When the soul had overcome the third power it went upwards and saw the fourth power, which took seven forms. They asked the soul, “Whence do you come slayer of men? Where are you going conqueror of space?” The soul answered, “What binds me has been slain and what turns me about has been overcome and my desire has ended and my ignorance has died. In an Aeon I was released from a world and in a Type from a type. And from the fetter of oblivion which is transient.”
* * *
And I don’t like looking back on it, like because it makes me angry. I mean, I mean it’s very hard to forgive them, like, for doing it really. 23 years of age…my started then, like. And that was the start of my life in like…I don’t know…was it… That’s right, the 22nd of February And this will never leave my memory, the twenty-fourth of February, 1965. That’ll prove that all I ever wanted It was February, 1965 I went to ____. No! They are wrong, Claire! It wasn’t April, Claire. No, no, no, no. It was February, Claire, 1965. I didn’t go to a job from St. Dominics. St. Dominics is the orphanage school! St. Dominics is the orphanage! I stuck a fork in someone. It’s all in my memory, Claire. Absolutely (Claire). They probably know…[ ] How could I make up a date? I didn’t go from, um, um wasn’t April it was February. I mean, it’s very hard to forgive them, like for doing it. Sticking a fork in someone. Stick a fork in someone, I ask you. I wouldn’t do that to no one.
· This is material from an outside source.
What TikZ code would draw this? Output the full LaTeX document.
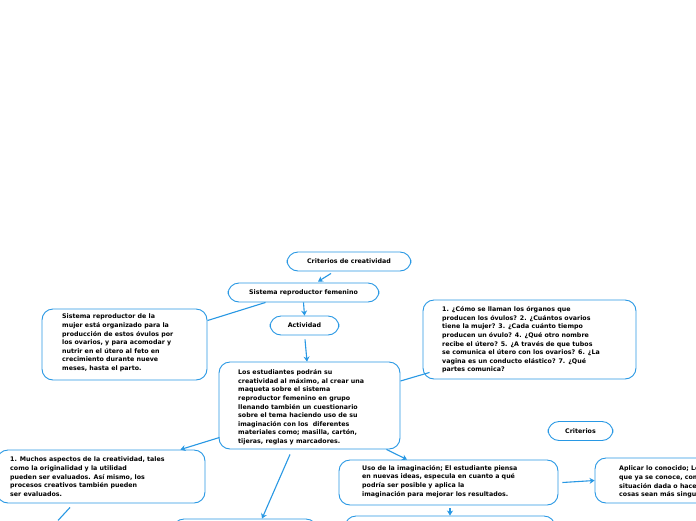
\documentclass[tikz,border=0pt]{standalone}
\usepackage{fontspec}
\setmainfont{DejaVu Sans}
\usetikzlibrary{arrows.meta}
\definecolor{lblue}{RGB}{40,152,228}
\tikzset{
  x=1pt, y=-1pt,
  box/.style={draw=lblue, line width=0.9pt, rounded corners=11pt, inner sep=0pt, font=\bfseries\fontsize{6.3}{8.6}\selectfont},
  txt/.style={anchor=north west, inner sep=0pt, align=left, font=\bfseries\fontsize{6.3}{8.6}\selectfont},
  conn/.style={draw=lblue, line width=1.1pt, -{Stealth[length=5pt,width=6pt]}},
  plain/.style={draw=lblue, line width=1.1pt}
}
\begin{document}
\begin{tikzpicture}
\useasboundingbox (0,0) rectangle (696,520);
\clip (0,0) rectangle (696,520);
\fill[white] (0,0) rectangle (696,520);
% boxes
\node[box, minimum width=124, minimum height=19] (crit) at (349,261.5) {Criterios de creatividad};
\node[box, minimum width=151, minimum height=19] (sist) at (303.5,292.5) {Sistema reproductor femenino};
\node[box, minimum width=69, minimum height=19] (act) at (304.5,325.5) {Actividad};
\node[box, minimum width=165, minimum height=71] (left) at (124.5,344.5) {};
\node[box, minimum width=213, minimum height=79] (quest) at (529.5,339.5) {};
\node[box, minimum width=181, minimum height=87] (cent) at (309.5,405.5) {};
\node[box, minimum width=65, minimum height=19] (crit2) at (580.5,431) {Criterios};
\node[box, minimum width=208, minimum height=53] (bl) at (101,476.5) {};
\node[box, minimum width=219, minimum height=45] (uso) at (448.5,482.5) {};
\node[box, minimum width=210, minimum height=45] (apl) at (700,480.5) {};
\node[box, minimum width=144, minimum height=40] (bot1) at (245,539) {};
\node[box, minimum width=210, minimum height=40] (bot2) at (450,536) {};
% texts
\node[txt] (lefttxt) at (62,314) {Sistema reproductor de la\\mujer está organizado para la\\producción de estos óvulos por\\los ovarios, y para acomodar y\\nutrir en el útero al feto en\\crecimiento durante nueve\\meses, hasta el parto.};
\node[txt] (questtxt) at (442,306.5) {1. ¿Cómo se llaman los órganos que\\producen los óvulos? 2. ¿Cuántos ovarios\\tiene la mujer? 3. ¿Cada cuánto tiempo\\producen un óvulo? 4. ¿Qué otro nombre\\recibe el útero? 5. ¿A través de que tubos\\se comunica el útero con los ovarios? 6. ¿La\\vagina es un conducto elástico? 7. ¿Qué\\partes comunica?};
\node[txt] (centtxt) at (238,369.5) {Los estudiantes podrán su\\creatividad al máximo, al crear una\\maqueta sobre el sistema\\reproductor femenino en grupo\\llenando también un cuestionario\\sobre el tema haciendo uso de su\\imaginación con los\ \ diferentes\\materiales como; masilla, cartón,\\tijeras, reglas y marcadores.};
\node[txt] (bltxt) at (10,457) {1. Muchos aspectos de la creatividad, tales\\como la originalidad y la utilidad\\pueden ser evaluados. Así mismo, los\\procesos creativos también pueden\\ser evaluados.};
\node[txt] (usotxt) at (362,465) {Uso de la imaginación; El estudiante piensa\\en nuevas ideas, especula en cuanto a qué\\podría ser posible y aplica la\\imaginación para mejorar los resultados.};
\node[txt] (apltxt) at (619,466) {Aplicar lo conocido; Lo\\que ya se conoce, como\\situación dada o hacer\\cosas sean más singulares.};
% connectors
\draw[conn] ([shift={(-18,2)}]crit.south) -- ([shift={(14.5,-1)}]sist.north);
\draw[conn] (sist.south) -- (act.north);
\draw[plain] ([shift={(-38,0)}]sist.south) -- ([shift={(0,12)}]left.north east);
\draw[conn] ([shift={(0.5,4)}]act.south) -- ([shift={(-2.5,0)}]cent.north);
\draw[plain] ([shift={(0,-24.5)}]cent.east) -- ([shift={(7,-7)}]quest.south west);
\draw[conn] ([shift={(1,-12)}]cent.south west) -- ([shift={(-25,0)}]bl.north east);
\draw[conn] ([shift={(-19.5,5)}]cent.south) -- ([shift={(17,0)}]bot1.north);
\draw[conn] ([shift={(-14,0)}]cent.south east) -- ([shift={(-41.5,0)}]uso.north);
\draw[conn] ([shift={(4,0)}]uso.east) -- (apl.west);
\draw[conn] ([shift={(1.5,3)}]uso.south) -- (bot2.north);
\draw[plain] ([shift={(-31,4)}]bl.south) -- ([shift={(-43,17)}]bl.south);
\end{tikzpicture}
\end{document}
I don’t like looking back on it because it makes me angry. I don’t like looking back on it…I just don’t.
* * *
From this time on, Will I attain to the rest of time of the season of the Aeon in silence.
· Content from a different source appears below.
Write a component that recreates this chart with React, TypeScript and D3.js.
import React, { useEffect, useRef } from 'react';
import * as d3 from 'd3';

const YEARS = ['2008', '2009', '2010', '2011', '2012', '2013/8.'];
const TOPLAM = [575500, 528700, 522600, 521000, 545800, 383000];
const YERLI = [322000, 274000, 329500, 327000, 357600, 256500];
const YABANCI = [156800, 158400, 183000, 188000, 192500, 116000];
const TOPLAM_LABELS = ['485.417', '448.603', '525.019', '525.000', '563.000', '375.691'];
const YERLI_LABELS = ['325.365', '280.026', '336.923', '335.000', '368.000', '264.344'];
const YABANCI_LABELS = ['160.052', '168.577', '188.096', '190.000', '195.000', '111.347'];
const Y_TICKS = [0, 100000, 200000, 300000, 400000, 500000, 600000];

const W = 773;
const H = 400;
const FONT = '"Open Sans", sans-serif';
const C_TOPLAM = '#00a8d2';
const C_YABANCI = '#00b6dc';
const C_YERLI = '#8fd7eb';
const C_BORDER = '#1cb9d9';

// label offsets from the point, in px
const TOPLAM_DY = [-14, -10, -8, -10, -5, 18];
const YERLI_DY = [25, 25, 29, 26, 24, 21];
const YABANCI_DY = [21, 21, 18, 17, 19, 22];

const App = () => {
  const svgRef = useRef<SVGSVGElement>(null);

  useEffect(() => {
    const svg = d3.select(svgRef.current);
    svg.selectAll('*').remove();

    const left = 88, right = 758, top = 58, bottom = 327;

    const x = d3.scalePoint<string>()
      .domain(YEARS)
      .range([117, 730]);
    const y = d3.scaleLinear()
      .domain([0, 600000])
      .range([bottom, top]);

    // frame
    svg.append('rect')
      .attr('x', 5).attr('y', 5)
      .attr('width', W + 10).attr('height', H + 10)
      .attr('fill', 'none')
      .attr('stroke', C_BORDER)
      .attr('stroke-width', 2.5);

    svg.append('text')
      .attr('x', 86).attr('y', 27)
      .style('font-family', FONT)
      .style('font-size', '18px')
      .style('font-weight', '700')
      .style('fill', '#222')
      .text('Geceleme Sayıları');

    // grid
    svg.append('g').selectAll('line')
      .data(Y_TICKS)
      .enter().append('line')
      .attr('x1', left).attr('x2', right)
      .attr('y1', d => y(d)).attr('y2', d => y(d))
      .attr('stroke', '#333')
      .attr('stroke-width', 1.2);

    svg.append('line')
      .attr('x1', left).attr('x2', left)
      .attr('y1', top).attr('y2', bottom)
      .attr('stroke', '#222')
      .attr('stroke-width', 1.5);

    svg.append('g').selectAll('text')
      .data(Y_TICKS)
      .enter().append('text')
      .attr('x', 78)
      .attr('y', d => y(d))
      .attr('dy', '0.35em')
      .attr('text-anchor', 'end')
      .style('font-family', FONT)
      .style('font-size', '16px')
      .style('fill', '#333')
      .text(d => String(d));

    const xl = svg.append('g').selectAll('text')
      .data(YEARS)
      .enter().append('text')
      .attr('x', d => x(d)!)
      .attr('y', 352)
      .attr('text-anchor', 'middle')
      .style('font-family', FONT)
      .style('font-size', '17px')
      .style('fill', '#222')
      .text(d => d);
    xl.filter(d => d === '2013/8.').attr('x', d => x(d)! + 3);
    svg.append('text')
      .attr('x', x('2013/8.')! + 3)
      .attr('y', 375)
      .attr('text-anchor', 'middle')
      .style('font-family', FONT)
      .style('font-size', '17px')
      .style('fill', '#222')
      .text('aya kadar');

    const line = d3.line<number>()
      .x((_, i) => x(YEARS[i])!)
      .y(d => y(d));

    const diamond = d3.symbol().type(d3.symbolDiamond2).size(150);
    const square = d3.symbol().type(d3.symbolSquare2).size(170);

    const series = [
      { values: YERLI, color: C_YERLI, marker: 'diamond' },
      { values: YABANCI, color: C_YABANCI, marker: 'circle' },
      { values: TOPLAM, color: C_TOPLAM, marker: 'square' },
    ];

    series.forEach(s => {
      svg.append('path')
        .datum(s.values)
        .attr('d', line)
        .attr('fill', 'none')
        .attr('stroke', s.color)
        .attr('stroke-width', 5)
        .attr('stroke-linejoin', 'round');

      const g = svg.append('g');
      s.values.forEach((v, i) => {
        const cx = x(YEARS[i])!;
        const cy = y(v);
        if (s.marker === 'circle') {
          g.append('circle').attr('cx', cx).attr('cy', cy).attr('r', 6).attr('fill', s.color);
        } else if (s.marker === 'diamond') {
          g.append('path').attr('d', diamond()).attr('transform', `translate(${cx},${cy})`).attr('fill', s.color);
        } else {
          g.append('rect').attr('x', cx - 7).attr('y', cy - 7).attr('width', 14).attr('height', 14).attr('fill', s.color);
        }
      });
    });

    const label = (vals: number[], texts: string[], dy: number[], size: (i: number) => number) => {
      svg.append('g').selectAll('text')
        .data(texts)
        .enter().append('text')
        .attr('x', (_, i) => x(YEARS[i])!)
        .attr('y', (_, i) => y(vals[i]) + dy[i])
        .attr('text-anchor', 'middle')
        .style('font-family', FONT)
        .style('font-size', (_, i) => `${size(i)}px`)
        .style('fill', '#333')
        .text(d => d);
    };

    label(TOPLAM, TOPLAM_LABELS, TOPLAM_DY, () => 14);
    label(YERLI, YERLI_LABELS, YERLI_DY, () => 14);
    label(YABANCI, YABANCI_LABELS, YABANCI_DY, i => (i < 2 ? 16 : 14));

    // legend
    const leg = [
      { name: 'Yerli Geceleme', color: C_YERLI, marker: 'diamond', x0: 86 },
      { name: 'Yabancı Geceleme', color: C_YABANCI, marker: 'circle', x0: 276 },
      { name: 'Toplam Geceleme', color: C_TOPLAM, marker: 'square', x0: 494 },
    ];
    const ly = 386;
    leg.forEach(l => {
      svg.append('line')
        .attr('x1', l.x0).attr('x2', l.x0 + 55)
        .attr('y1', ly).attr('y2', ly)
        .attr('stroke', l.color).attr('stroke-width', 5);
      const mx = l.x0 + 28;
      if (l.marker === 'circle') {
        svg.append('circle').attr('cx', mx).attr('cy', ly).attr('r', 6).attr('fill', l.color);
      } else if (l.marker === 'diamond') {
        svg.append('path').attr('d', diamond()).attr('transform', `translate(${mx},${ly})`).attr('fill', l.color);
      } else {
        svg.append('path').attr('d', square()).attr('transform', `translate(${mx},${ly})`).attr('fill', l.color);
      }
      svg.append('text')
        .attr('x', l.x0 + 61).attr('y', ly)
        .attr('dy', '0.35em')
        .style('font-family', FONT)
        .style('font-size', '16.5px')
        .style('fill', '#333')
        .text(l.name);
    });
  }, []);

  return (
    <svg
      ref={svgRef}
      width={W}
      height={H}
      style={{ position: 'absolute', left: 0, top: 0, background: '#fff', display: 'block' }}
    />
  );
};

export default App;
When Mary had said this, she fell silent. Andrew answered and said to the brethren, “Say what you wish about what she has said. I, at least do not believe that the Savior said this. Certainly these teachings are strange ideas.” (Peter) “Did he really speak privately with a woman and not with us? Are we to turn about and all listen to her?” (Mary) “My brother Peter, what are you imagining? What are you imagining? Do you think I’ve thought this up myself? Do you think I am lying? Do you think I am lying?!”
* * *
What would an apology mean to you? (Interviewer)
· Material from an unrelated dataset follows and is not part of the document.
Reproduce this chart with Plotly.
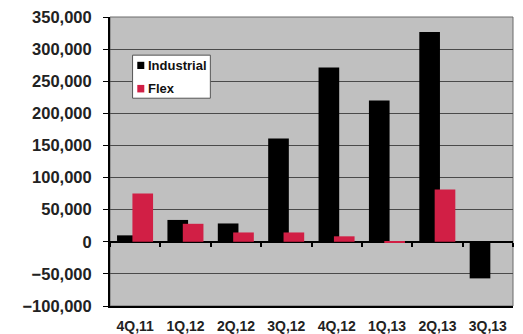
import plotly.graph_objects as go

quarters = ["4Q,11", "1Q,12", "2Q,12", "3Q,12", "4Q,12", "1Q,13", "2Q,13", "3Q,13"]
industrial = [10000, 34000, 28500, 161000, 271500, 220000, 326500, -57000]
flex = [75000, 28000, 14500, 14500, 8500, -1500, 81500, 0]
y_ticks = [-100000, -50000, 0, 50000, 100000, 150000, 200000, 250000, 300000, 350000]
y_min, y_max = -100000, 350000
series_names = ["Industrial", "Flex"]
series_colors = ["#000000", "#d11f45"]
bar_offsets = [-0.36, -0.055]
bar_width = 0.41

fig = go.Figure()
for name, vals, col, off in zip(series_names, [industrial, flex], series_colors, bar_offsets):
    fig.add_trace(go.Bar(name=name, x=quarters, y=vals, showlegend=False,
                         offset=off, width=bar_width,
                         marker=dict(color=col, line=dict(width=0))))
# invisible trace to carry the tick axis at the zero line
fig.add_trace(go.Scatter(x=quarters, y=[None]*len(quarters), xaxis="x2",
                         showlegend=False, hoverinfo="skip"))

# hand-built legend box (mimics the Excel legend)
shapes = [
    dict(type="rect", xref="paper", yref="paper", x0=0, x1=1, y0=0, y1=1,
         line=dict(color="#6a6a6a", width=1), fillcolor="rgba(0,0,0,0)", layer="below"),
    dict(type="rect", xref="paper", yref="paper", x0=0.056, x1=0.249, y0=0.719, y1=0.868,
         line=dict(color="#555555", width=1), fillcolor="white", layer="above"),
]
annotations = []
leg_rows = [(0.820, 0.845), (0.739, 0.765)]
for (y0, y1), name, col in zip(leg_rows, series_names, series_colors):
    shapes.append(dict(type="rect", xref="paper", yref="paper", x0=0.0677, x1=0.0851,
                       y0=y0, y1=y1, line=dict(width=0), fillcolor=col, layer="above"))
    annotations.append(dict(xref="paper", yref="paper", x=0.090, y=(y0 + y1) / 2,
                            xanchor="left", yanchor="middle", text=name, showarrow=False,
                            font=dict(size=13, color="#111111", weight="bold",
                                      family="Liberation Sans, Arial, sans-serif")))

fig.update_layout(
    width=523, height=334,
    margin=dict(l=110, r=10, t=17, b=28, autoexpand=False),
    paper_bgcolor="white",
    plot_bgcolor="#c0c0c0",
    barmode="overlay",
    font=dict(family="Liberation Sans, Arial, sans-serif", color="#222222"),
    showlegend=False,
    xaxis=dict(
        type="category", categoryorder="array", categoryarray=quarters,
        range=[-0.5, 7.5], automargin=False,
        showgrid=False, showline=True, linecolor="#000000", linewidth=2,
        mirror=False, ticks="",
        tickfont=dict(size=14, color="#222222", weight="bold"),
        ticklabelstandoff=6,
    ),
    xaxis2=dict(
        type="category", categoryorder="array", categoryarray=quarters,
        range=[-0.5, 7.5], overlaying="x", anchor="free", automargin=False,
        position=(0 - y_min) / (y_max - y_min),
        showgrid=False, showline=False, showticklabels=False,
        ticks="outside", tickson="boundaries", ticklen=4, tickwidth=1.5,
        tickcolor="#000000",
    ),
    yaxis=dict(
        range=[y_min, y_max], tickvals=y_ticks, automargin=False,
        tickformat=",d",
        showgrid=True, gridcolor="#4a4a4a", gridwidth=1,
        zeroline=True, zerolinecolor="#000000", zerolinewidth=2,
        showline=True, linecolor="#000000", linewidth=2,
        ticks="outside", ticklen=5, tickwidth=1, tickcolor="#000000",
        ticklabelstandoff=8,
        tickfont=dict(size=16.5, color="#222222", weight="bold"),
    ),
    shapes=shapes,
    annotations=annotations,
)

fig.write_html("out.html")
Well, it would mean an awful lot, Claire. Now that there is nobody else to apologize to us. The nuns are all dead. Now that there is no one else to apologize to us, I think it should come from the state. So, I think that an apology from the state would be…it wouldn’t block out the memories but it would go halfway towards healing us a bit. Give us a bit of relief before we die, like, you know what I mean. It isn’t the money I’m bothered about, like you know, but the denial of…the denial of having to listen to us. Oh, it would mean an awful lot, Claire.